This story in last Sunday’s Bee, for one who remembers making regular trips to the river and the top of Folsom Dam, (you could still get there in 1986) and chewing off more of our fingernails each time we saw the raging and rising waters, this article is a scary and sober reminder of how close we came, and an even stronger message, we hope, to our public leadership, who really needs to get its act together to protect the public, that’s us, from getting washed down to the Golden Gate some dark, rainy night.
Here is an excerpt.
Tom Philp: Against the flow
In 1986, three forward-thinking flood control experts threw out the rulebook and kept The Big One from getting worse
By Tom PhilpPublished 2:15 am PST Sunday, February 19, 2006
Twenty years ago today, three Sacramento flood officials were dreading the choice they were about to make. A series of ferocious storms were testing the limits of Northern California's dams and rivers. The threat of flooding throughout Sacramento was the greatest in modern history.
To keep the city above water, these three officials had to pick one of two options . They could release more water than the rulebook considered safe down the American River, the waterway threatening the city. Or they could stick to the rulebook and gamble that, upstream, a rapidly filling Folsom Dam could keep holding the water back.
The three men - Joe Countryman of the U.S. Army Corps of Engineers, Dave Houston of the federal Bureau of Reclamation and David Kennedy of the California Department of Water Resources - made a gutsy decision on Feb. 19, 1986. They began releasing more water than the river had seen since the dam's construction, and they shared the responsibility if their decision proved wrong. Starting at 8 a.m., they increased releases from Folsom Dam from the official safe limit - 115,000 cubic feet per second - to 130,000 cubic feet per second. Actually, the flow was even greater. The spillway gates opened a little wider than intended. The flow was 134,000 cubic feet per second.
How much water is that? Here is another way to put it. More than a million gallons of water raged down the American River every second. And Sacramento held its breath, praying that levees along the river would hold.
When flood control decisions become the most difficult, no computer takes over. In 1986, and today, those decisions are a very human exercise.

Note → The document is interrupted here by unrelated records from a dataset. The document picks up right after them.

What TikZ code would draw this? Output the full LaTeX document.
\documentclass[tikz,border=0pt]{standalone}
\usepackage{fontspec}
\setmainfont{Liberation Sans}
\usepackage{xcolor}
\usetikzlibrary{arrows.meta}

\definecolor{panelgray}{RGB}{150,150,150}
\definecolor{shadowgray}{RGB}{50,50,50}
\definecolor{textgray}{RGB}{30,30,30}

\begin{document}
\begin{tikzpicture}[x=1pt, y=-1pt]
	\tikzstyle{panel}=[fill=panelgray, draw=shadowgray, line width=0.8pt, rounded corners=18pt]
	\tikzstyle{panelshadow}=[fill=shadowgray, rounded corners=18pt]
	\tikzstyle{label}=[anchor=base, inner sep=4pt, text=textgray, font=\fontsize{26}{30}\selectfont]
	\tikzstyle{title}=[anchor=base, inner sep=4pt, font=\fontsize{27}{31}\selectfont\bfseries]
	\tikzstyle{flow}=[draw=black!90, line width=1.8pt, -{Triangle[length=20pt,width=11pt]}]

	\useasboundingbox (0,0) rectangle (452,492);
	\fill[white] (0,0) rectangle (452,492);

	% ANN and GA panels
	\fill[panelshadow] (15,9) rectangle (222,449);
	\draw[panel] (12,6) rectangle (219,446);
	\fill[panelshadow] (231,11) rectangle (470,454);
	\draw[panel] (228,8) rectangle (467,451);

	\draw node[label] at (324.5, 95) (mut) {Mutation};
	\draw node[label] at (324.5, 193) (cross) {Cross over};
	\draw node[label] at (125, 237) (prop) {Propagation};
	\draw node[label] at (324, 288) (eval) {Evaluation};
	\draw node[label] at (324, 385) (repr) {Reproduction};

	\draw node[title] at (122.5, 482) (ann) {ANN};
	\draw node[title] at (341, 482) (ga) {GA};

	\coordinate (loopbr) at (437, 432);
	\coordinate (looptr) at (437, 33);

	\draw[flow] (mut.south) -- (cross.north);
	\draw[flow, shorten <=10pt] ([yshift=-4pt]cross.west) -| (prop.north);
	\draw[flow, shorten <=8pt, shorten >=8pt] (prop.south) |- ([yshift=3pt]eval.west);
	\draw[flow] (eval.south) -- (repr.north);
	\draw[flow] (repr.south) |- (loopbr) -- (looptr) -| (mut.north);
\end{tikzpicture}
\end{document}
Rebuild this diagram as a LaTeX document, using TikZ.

In the 1986 flood, many things went wrong. But some things went right. The three leaders easily could have retreated inside their respective agencies: Countryman was the Corps' local leader on flood operations; Houston ran Folsom Dam; Kennedy led flood planning for the state. Each could have waited for another to step forward and make the ugly choice. Instead, they united in conference call after conference call.
"Because of the enormity of what was happening," said Countryman, "as far as we could tell, we always assumed it was going to be a consensus decision."
A few weeks ago, the trio agreed to get together to recount what almost happened to Sacramento. None is still in government. Countryman is a private flood control consultant. Houston works in water-bond financing. Kennedy is retired, having run the state water department for 16 years under Govs. George Deukmejian and Pete Wilson. But Kennedy clearly remembered a breathless warning from a deputy director one morning in the second week of February.
"The Big One is coming," the deputy director told Kennedy. "I said, 'What are you talking about?' He said, 'We got a great big storm coming here later in the week. And it's going to be a big flood control problem.'"
Looking outside, the warning seemed far-fetched. There was no winter fog, no clouds, just a brilliant sun. In fact, water officials had been preparing for the possibility of a drought. "It was a beautiful week," said Kennedy.
But not for long. Out in the Pacific, a dangerous weather pattern was fast developing - a moisture machine that some call a Pineapple Express. Clouds were sucking up moisture off the Hawaiian Islands. The jet stream was shifting to send this band of moisture directly to California. Pilots to and from Hawaii reported the jet stream's wind speeds exceeded 200 miles per hour. One computer model, according to a state report, "confirmed fears of a truly extraordinary rainfall event."
Meanwhile, at the Bureau of Reclamation, Houston relied on different predictions about the storm. Talk wasn't of The Big One. The initial forecast from the U.S. Weather Service suggested a modest flow from the Sierra into Folsom Dam by dawn Feb. 17. So at first, Houston remained in drought mode. He did not increase releases from Folsom Dam. He did not know just how wrong that initial forecast would prove to be. It was going to be off - way off - by a multiple of 10.
By Feb. 17, 1986, the Sierra was in the middle of a monstrous series of storms. At Bucks Lake in Plumas County, for example, 49.44 inches of rain fell in 10 days. The flow into Folsom Dam was 200,000 cubic feet per second.